Goal:
Below is a listing to write out in full, exactly as given, without its pictures.

★ ★ ★ ★ ★

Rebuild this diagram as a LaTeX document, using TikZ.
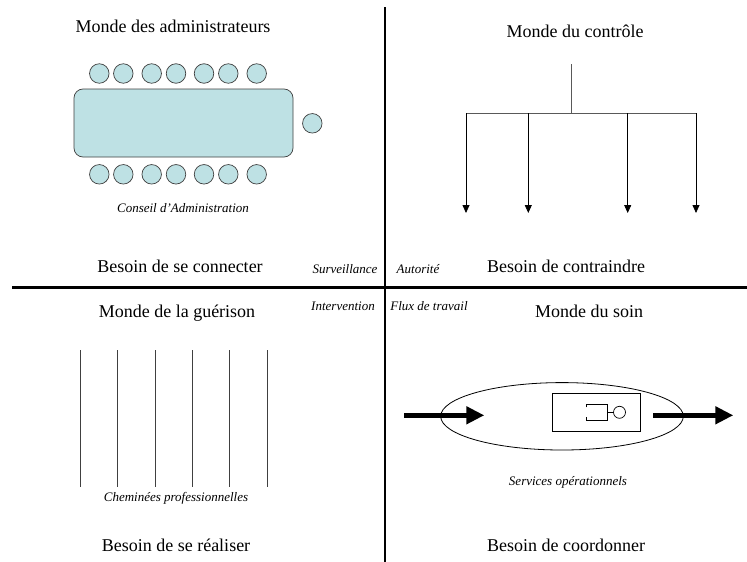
\documentclass[tikz,border=0pt]{standalone}
\usepackage{fontspec}
\setmainfont{Liberation Serif}
\usetikzlibrary{arrows.meta,shapes.geometric}
\definecolor{seat}{RGB}{190,225,228}
\begin{document}
\begin{tikzpicture}[x=1pt,y=-1pt,
  title/.style={font=\fontsize{18}{20}\selectfont, anchor=base, inner sep=0pt},
  lab/.style={font=\fontsize{13}{15}\selectfont\itshape, anchor=base, inner sep=0pt},
  divider/.style={line width=2.3pt, black},
  seatc/.style={circle, draw=black!75, fill=seat, line width=0.7pt, minimum size=19.5pt, inner sep=0pt},
  branch/.style={line width=0.8pt, black!65},
  ctrlarrow/.style={line width=0.8pt, black, -{Triangle[width=7pt,length=8pt]}},
  chimney/.style={line width=0.9pt, black!75},
  bigarrow/.style={line width=5pt, -{Triangle[width=17pt,length=18pt]}},
  thin/.style={line width=0.8pt, black}]
\useasboundingbox (0,0) rectangle (747,562);
\fill[white] (0,0) rectangle (747,562);

% dividers
\coordinate (vtop) at (385.3,7);
\coordinate (vbot) at (385.3,562);
\coordinate (hl) at (12,287.5);
\coordinate (hr) at (747,287.5);
\draw[divider] (vtop) -- (vbot);
\draw[divider] (hl) -- (hr);

% titles
\node[title] (t1) at (173,32) {Monde des administrateurs};
\node[title] (t2) at (575,37) {Monde du contrôle};
\node[title] (t3) at (177,317) {Monde de la guérison};
\node[title] (t4) at (589,317) {Monde du soin};
\node[title] (b1) at (180,272) {Besoin de se connecter};
\node[title] (b2) at (566,272) {Besoin de contraindre};
\node[title] (b3) at (176,551) {Besoin de se réaliser};
\node[title] (b4) at (566,551) {Besoin de coordonner};

% small italic labels
\node[lab] (s1) at (345,273) {Surveillance};
\node[lab] (s2) at (418,273) {Autorité};
\node[lab] (s3) at (343,310) {Intervention};
\node[lab] (s4) at (429,310) {Flux de travail};
\node[lab] (ca) at (183,212) {Conseil d’Administration};
\node[lab] (cp) at (176,501) {Cheminées professionnelles};
\node[lab] (so) at (568,485) {Services opérationnels};

% administrators: table and seats
\node[draw=black!75, fill=seat, line width=0.7pt, rounded corners=9pt, minimum width=219pt, minimum height=68pt, inner sep=0pt] (table) at (183.5,123) {};
\foreach \i/\x in {1/99.3,2/123.3,3/151.7,4/176,5/204,6/228.3,7/256.7}{
  \node[seatc] (top\i) at (\x,73.5) {};
  \node[seatc] (bot\i) at (\x,174.3) {};
}
\node[seatc] (head) at (312.3,123.3) {};

% control tree
\coordinate (stem) at (571.7,64.3);
\coordinate (jn) at (571.7,113.3);
\coordinate (h1) at (466,113.3);
\coordinate (h2) at (528.3,113.3);
\coordinate (h3) at (627.7,113.3);
\coordinate (h4) at (696,113.3);
\coordinate (a1) at (466,213);
\coordinate (a2) at (528.3,213);
\coordinate (a3) at (627.7,213);
\coordinate (a4) at (696,213);
\draw[branch] (stem) -- (jn);
\draw[branch] (h1) -- (h4);
\foreach \i in {1,2,3,4}{ \draw[ctrlarrow] (h\i) -- (a\i); }

% chimneys
\foreach \i/\x in {1/80.7,2/117.7,3/155,4/192.3,5/229.7,6/267}{
  \coordinate (ct\i) at (\x,350);
  \coordinate (cb\i) at (\x,486.7);
  \draw[chimney] (ct\i) -- (cb\i);
}

% care world
\node[draw, thin, ellipse, minimum width=242.6pt, minimum height=67.4pt, inner sep=0pt] (ell) at (562,416.3) {};
\node[draw, thin, minimum width=88.4pt, minimum height=37.7pt, inner sep=0pt] (box) at (596.5,412.2) {};
\coordinate (in1) at (404,415.3);
\coordinate (in2) at (484.3,415.3);
\coordinate (out1) at (653.3,415.3);
\coordinate (out2) at (733.3,415.3);
\draw[bigarrow] (in1) -- (in2);
\draw[bigarrow] (out1) -- (out2);

% little symbol in the box
\node[circle, draw, line width=0.7pt, minimum size=12pt, inner sep=0pt] (sym) at (619.5,412.3) {};
\coordinate (bk1) at (586.7,407.3);
\coordinate (bk2) at (586.7,404.3);
\coordinate (bk3) at (607.3,404.3);
\coordinate (bk4) at (607.3,420);
\coordinate (bk5) at (586.7,420);
\coordinate (bk6) at (586.7,416.5);
\coordinate (bkm) at (607.3,412.3);
\draw[line width=0.6pt] (bk1) -- (bk2) -- (bk3) -- (bk4) -- (bk5) -- (bk6);
\draw[line width=0.6pt] (bkm) -- (sym.west);
\end{tikzpicture}
\end{document}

★ ★ ★ ★ ★

Exercise response:
Rebuild this diagram as a LaTeX document, using TikZ.
\documentclass[tikz,border=0pt]{standalone}
\usepackage{fontspec}
\setmainfont{Liberation Serif}
\usetikzlibrary{arrows.meta,shapes.geometric}
\definecolor{seat}{RGB}{190,225,228}
\begin{document}
\begin{tikzpicture}[x=1pt,y=-1pt,
  title/.style={font=\fontsize{18}{20}\selectfont, anchor=base, inner sep=0pt},
  lab/.style={font=\fontsize{13}{15}\selectfont\itshape, anchor=base, inner sep=0pt},
  divider/.style={line width=2.3pt, black},
  seatc/.style={circle, draw=black!75, fill=seat, line width=0.7pt, minimum size=19.5pt, inner sep=0pt},
  branch/.style={line width=0.8pt, black!65},
  ctrlarrow/.style={line width=0.8pt, black, -{Triangle[width=7pt,length=8pt]}},
  chimney/.style={line width=0.9pt, black!75},
  bigarrow/.style={line width=5pt, -{Triangle[width=17pt,length=18pt]}},
  thin/.style={line width=0.8pt, black}]
\useasboundingbox (0,0) rectangle (747,562);
\fill[white] (0,0) rectangle (747,562);

% dividers
\coordinate (vtop) at (385.3,7);
\coordinate (vbot) at (385.3,562);
\coordinate (hl) at (12,287.5);
\coordinate (hr) at (747,287.5);
\draw[divider] (vtop) -- (vbot);
\draw[divider] (hl) -- (hr);

% titles
\node[title] (t1) at (173,32) {Monde des administrateurs};
\node[title] (t2) at (575,37) {Monde du contrôle};
\node[title] (t3) at (177,317) {Monde de la guérison};
\node[title] (t4) at (589,317) {Monde du soin};
\node[title] (b1) at (180,272) {Besoin de se connecter};
\node[title] (b2) at (566,272) {Besoin de contraindre};
\node[title] (b3) at (176,551) {Besoin de se réaliser};
\node[title] (b4) at (566,551) {Besoin de coordonner};

% small italic labels
\node[lab] (s1) at (345,273) {Surveillance};
\node[lab] (s2) at (418,273) {Autorité};
\node[lab] (s3) at (343,310) {Intervention};
\node[lab] (s4) at (429,310) {Flux de travail};
\node[lab] (ca) at (183,212) {Conseil d’Administration};
\node[lab] (cp) at (176,501) {Cheminées professionnelles};
\node[lab] (so) at (568,485) {Services opérationnels};

% administrators: table and seats
\node[draw=black!75, fill=seat, line width=0.7pt, rounded corners=9pt, minimum width=219pt, minimum height=68pt, inner sep=0pt] (table) at (183.5,123) {};
\foreach \i/\x in {1/99.3,2/123.3,3/151.7,4/176,5/204,6/228.3,7/256.7}{
  \node[seatc] (top\i) at (\x,73.5) {};
  \node[seatc] (bot\i) at (\x,174.3) {};
}
\node[seatc] (head) at (312.3,123.3) {};

% control tree
\coordinate (stem) at (571.7,64.3);
\coordinate (jn) at (571.7,113.3);
\coordinate (h1) at (466,113.3);
\coordinate (h2) at (528.3,113.3);
\coordinate (h3) at (627.7,113.3);
\coordinate (h4) at (696,113.3);
\coordinate (a1) at (466,213);
\coordinate (a2) at (528.3,213);
\coordinate (a3) at (627.7,213);
\coordinate (a4) at (696,213);
\draw[branch] (stem) -- (jn);
\draw[branch] (h1) -- (h4);
\foreach \i in {1,2,3,4}{ \draw[ctrlarrow] (h\i) -- (a\i); }

% chimneys
\foreach \i/\x in {1/80.7,2/117.7,3/155,4/192.3,5/229.7,6/267}{
  \coordinate (ct\i) at (\x,350);
  \coordinate (cb\i) at (\x,486.7);
  \draw[chimney] (ct\i) -- (cb\i);
}

% care world
\node[draw, thin, ellipse, minimum width=242.6pt, minimum height=67.4pt, inner sep=0pt] (ell) at (562,416.3) {};
\node[draw, thin, minimum width=88.4pt, minimum height=37.7pt, inner sep=0pt] (box) at (596.5,412.2) {};
\coordinate (in1) at (404,415.3);
\coordinate (in2) at (484.3,415.3);
\coordinate (out1) at (653.3,415.3);
\coordinate (out2) at (733.3,415.3);
\draw[bigarrow] (in1) -- (in2);
\draw[bigarrow] (out1) -- (out2);

% little symbol in the box
\node[circle, draw, line width=0.7pt, minimum size=12pt, inner sep=0pt] (sym) at (619.5,412.3) {};
\coordinate (bk1) at (586.7,407.3);
\coordinate (bk2) at (586.7,404.3);
\coordinate (bk3) at (607.3,404.3);
\coordinate (bk4) at (607.3,420);
\coordinate (bk5) at (586.7,420);
\coordinate (bk6) at (586.7,416.5);
\coordinate (bkm) at (607.3,412.3);
\draw[line width=0.6pt] (bk1) -- (bk2) -- (bk3) -- (bk4) -- (bk5) -- (bk6);
\draw[line width=0.6pt] (bkm) -- (sym.west);
\end{tikzpicture}
\end{document}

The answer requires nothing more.